What is required —
Please quote exactly the lines below from the line containing "Rebuild this chart" to the line containing "Chart.register(...registerables);", both lines included, and nothing else.

Material for the task —
****************************************
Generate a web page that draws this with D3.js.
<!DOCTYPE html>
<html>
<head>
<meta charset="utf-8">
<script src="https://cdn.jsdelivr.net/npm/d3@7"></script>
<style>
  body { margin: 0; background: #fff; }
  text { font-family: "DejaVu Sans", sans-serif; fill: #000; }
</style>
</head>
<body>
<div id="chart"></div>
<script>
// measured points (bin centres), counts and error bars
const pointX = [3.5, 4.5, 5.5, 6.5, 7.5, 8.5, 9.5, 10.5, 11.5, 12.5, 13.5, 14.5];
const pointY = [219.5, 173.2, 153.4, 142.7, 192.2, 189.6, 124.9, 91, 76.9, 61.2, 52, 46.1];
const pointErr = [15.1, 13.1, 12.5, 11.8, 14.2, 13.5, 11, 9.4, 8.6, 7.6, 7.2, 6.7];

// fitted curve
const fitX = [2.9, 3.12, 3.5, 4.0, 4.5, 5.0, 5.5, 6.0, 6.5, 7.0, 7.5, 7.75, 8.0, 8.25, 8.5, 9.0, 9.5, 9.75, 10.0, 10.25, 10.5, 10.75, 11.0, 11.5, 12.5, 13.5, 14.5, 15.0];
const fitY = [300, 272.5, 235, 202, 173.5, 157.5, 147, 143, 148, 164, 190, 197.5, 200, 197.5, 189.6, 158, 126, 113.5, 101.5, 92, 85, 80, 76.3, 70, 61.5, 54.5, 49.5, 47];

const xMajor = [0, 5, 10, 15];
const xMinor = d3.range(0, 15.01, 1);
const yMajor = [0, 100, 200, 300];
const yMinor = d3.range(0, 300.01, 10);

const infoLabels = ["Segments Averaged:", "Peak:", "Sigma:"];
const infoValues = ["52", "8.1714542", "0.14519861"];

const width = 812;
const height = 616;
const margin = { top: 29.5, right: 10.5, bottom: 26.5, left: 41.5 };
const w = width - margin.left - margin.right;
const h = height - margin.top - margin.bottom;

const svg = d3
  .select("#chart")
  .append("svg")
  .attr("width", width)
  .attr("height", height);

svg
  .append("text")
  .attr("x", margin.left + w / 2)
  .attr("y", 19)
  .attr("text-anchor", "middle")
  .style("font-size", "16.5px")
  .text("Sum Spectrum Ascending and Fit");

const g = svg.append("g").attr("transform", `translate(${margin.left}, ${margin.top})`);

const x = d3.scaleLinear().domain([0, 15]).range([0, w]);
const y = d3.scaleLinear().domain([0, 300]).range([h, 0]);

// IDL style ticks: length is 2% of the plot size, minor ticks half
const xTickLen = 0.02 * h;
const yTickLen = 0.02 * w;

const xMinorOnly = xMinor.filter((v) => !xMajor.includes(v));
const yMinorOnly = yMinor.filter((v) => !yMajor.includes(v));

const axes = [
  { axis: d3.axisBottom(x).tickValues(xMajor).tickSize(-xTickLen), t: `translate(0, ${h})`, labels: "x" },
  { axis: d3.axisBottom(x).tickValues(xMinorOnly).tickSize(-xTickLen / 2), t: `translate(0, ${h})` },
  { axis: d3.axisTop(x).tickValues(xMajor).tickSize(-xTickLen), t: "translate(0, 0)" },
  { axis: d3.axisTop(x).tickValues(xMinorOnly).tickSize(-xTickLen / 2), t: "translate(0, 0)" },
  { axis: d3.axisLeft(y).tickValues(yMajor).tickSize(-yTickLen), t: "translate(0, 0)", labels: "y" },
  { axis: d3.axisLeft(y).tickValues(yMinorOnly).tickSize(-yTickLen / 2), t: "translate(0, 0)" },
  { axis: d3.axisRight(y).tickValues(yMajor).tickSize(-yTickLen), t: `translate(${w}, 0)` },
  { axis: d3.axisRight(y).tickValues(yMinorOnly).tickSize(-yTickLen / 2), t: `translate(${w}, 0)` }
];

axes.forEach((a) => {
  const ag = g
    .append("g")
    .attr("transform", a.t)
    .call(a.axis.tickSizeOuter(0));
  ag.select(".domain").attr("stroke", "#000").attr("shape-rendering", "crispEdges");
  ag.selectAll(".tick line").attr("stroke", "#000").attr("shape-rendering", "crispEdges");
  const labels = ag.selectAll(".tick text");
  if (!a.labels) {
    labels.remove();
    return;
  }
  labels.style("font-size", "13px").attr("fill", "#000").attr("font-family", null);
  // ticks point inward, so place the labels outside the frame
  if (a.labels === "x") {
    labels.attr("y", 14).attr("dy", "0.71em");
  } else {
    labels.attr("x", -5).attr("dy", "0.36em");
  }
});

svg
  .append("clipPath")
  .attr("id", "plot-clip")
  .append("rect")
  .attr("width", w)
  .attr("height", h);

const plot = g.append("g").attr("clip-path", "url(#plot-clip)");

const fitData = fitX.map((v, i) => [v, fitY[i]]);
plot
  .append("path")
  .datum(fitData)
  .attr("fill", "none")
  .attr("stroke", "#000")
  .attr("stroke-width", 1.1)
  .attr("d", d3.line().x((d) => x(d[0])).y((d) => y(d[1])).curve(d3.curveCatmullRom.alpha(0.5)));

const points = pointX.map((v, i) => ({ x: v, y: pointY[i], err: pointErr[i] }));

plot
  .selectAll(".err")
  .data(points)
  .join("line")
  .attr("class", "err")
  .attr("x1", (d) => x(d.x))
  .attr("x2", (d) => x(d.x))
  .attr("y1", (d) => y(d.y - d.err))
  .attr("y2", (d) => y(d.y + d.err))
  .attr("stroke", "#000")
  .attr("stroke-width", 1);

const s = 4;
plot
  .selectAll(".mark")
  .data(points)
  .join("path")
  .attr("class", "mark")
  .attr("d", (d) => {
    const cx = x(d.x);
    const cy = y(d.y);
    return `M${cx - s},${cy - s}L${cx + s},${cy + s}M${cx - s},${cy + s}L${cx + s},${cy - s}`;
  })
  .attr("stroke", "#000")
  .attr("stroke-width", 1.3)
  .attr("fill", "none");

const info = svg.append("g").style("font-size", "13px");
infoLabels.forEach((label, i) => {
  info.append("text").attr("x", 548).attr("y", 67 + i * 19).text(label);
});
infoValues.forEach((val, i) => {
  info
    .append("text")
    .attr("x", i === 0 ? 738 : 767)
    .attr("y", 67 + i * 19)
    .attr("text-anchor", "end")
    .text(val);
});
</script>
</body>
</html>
****************************************
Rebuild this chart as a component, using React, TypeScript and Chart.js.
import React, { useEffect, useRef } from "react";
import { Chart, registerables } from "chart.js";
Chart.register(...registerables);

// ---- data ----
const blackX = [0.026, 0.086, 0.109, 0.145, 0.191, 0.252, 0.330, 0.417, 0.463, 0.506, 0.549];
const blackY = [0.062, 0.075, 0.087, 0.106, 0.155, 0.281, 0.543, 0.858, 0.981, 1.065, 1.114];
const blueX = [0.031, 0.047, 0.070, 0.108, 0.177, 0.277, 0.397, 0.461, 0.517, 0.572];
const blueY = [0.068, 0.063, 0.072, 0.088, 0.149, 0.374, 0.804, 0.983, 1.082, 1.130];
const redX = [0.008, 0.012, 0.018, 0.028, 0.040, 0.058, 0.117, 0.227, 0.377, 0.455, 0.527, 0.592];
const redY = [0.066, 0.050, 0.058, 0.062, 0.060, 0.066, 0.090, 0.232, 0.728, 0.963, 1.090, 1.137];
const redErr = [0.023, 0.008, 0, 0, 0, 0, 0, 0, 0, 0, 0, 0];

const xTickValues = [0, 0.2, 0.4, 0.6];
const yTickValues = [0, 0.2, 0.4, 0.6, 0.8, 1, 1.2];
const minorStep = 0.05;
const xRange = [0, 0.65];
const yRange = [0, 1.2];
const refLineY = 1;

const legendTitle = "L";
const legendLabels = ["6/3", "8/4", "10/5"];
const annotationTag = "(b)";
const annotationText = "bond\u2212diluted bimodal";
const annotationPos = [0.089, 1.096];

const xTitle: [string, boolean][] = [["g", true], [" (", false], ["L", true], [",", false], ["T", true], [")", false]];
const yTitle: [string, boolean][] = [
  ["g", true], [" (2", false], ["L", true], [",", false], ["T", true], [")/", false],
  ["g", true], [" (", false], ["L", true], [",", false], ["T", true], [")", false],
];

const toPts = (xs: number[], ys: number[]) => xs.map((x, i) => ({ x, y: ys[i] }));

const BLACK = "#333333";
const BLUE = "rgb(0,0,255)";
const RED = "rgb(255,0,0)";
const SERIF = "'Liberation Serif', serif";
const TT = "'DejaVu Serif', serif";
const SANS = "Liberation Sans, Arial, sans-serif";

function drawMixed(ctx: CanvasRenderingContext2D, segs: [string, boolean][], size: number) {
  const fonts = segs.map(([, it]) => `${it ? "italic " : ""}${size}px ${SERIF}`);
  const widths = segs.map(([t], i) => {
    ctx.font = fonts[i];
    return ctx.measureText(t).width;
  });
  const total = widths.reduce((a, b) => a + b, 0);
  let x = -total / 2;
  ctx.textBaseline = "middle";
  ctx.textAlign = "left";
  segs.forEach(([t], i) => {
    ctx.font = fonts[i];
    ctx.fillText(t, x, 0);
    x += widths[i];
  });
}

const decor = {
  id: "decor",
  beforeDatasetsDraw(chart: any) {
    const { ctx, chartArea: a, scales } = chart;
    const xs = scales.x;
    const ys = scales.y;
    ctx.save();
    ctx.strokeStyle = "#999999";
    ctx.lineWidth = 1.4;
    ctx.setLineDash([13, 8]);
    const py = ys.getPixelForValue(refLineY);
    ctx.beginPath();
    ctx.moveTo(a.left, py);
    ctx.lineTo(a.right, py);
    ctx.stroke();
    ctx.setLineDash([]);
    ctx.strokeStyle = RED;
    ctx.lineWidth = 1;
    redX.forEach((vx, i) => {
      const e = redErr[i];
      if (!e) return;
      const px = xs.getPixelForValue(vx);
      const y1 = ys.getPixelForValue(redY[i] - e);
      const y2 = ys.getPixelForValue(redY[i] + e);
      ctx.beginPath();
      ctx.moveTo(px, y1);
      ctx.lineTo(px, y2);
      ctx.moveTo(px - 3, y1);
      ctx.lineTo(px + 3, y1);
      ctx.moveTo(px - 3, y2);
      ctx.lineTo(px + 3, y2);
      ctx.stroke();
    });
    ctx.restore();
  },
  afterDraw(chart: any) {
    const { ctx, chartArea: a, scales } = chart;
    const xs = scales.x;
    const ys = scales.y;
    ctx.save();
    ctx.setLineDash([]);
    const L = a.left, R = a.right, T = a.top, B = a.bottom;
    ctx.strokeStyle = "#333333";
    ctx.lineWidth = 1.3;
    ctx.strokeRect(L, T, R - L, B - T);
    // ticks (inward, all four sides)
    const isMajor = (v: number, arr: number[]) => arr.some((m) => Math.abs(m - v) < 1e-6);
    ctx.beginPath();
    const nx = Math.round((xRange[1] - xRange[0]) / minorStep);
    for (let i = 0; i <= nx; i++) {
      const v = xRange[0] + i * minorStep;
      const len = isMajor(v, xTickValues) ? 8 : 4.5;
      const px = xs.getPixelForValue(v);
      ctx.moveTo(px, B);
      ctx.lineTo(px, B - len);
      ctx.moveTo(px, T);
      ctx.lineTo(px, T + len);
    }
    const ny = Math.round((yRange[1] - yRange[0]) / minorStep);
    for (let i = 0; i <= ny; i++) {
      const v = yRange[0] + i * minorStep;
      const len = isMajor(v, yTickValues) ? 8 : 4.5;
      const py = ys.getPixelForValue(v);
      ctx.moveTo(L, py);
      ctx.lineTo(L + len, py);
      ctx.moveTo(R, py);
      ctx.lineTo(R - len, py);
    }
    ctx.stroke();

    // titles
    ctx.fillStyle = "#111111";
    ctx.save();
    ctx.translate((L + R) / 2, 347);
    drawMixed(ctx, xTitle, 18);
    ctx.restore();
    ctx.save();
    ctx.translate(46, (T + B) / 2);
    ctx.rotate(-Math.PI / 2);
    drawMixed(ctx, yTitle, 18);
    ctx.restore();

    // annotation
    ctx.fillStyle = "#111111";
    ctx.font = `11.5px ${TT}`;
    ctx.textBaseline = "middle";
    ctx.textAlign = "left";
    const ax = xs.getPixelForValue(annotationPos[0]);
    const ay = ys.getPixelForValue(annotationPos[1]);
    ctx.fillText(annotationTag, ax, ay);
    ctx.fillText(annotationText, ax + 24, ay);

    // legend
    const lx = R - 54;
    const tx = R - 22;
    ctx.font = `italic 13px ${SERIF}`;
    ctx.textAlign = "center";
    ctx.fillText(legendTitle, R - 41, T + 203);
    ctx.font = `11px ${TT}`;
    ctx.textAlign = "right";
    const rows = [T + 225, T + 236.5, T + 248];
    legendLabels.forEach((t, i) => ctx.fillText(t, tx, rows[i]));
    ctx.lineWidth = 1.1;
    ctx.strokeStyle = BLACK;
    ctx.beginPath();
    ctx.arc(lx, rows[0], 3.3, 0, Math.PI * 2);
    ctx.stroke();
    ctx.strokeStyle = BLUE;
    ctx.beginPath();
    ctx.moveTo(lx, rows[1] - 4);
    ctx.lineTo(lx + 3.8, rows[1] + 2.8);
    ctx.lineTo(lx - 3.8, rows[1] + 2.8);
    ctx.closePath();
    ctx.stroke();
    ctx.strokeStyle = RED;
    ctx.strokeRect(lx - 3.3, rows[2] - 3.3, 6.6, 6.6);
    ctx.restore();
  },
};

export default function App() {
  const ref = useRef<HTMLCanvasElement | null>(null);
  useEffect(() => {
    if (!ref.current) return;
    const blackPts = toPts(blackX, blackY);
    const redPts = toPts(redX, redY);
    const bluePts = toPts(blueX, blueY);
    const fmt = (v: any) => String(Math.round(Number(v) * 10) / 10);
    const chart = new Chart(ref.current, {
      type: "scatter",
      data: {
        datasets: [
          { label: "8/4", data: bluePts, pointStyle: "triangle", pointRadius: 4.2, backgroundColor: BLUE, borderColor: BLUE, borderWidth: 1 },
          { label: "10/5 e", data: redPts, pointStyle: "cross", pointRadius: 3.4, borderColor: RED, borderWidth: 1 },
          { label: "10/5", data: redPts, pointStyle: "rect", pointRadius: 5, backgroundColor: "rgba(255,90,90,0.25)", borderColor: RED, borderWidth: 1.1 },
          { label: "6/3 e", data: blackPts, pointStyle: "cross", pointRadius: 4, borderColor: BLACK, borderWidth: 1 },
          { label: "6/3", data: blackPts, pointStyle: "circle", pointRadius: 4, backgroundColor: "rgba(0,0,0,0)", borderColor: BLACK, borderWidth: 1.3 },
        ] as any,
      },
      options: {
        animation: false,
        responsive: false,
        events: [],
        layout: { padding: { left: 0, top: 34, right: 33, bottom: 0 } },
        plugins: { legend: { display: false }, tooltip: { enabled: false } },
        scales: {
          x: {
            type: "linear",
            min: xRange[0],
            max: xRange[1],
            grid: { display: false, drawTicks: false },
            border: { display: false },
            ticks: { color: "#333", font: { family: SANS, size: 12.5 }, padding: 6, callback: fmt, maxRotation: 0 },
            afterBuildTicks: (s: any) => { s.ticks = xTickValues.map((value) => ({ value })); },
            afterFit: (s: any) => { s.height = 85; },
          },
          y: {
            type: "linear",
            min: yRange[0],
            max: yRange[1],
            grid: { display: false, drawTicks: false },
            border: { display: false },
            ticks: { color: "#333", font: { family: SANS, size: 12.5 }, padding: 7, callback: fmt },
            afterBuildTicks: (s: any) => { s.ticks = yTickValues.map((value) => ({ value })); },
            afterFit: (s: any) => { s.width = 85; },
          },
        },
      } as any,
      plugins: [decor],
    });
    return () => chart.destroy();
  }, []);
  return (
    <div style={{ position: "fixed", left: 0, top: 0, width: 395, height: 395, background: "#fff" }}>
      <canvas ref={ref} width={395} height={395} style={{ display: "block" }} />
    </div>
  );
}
****************************************
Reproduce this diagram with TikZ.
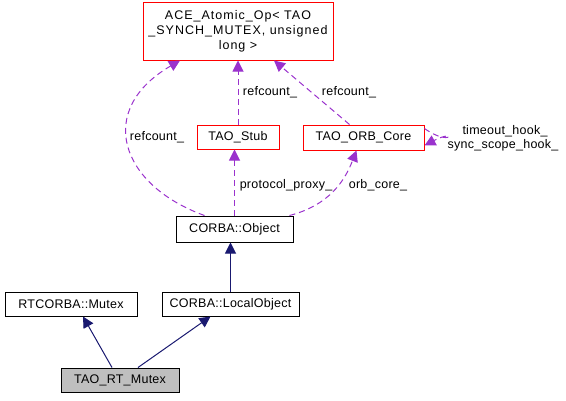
****************************************
Response to this task —
Rebuild this chart as a component, using React, TypeScript and Chart.js.
import React, { useEffect, useRef } from "react";
import { Chart, registerables } from "chart.js";
Chart.register(...registerables);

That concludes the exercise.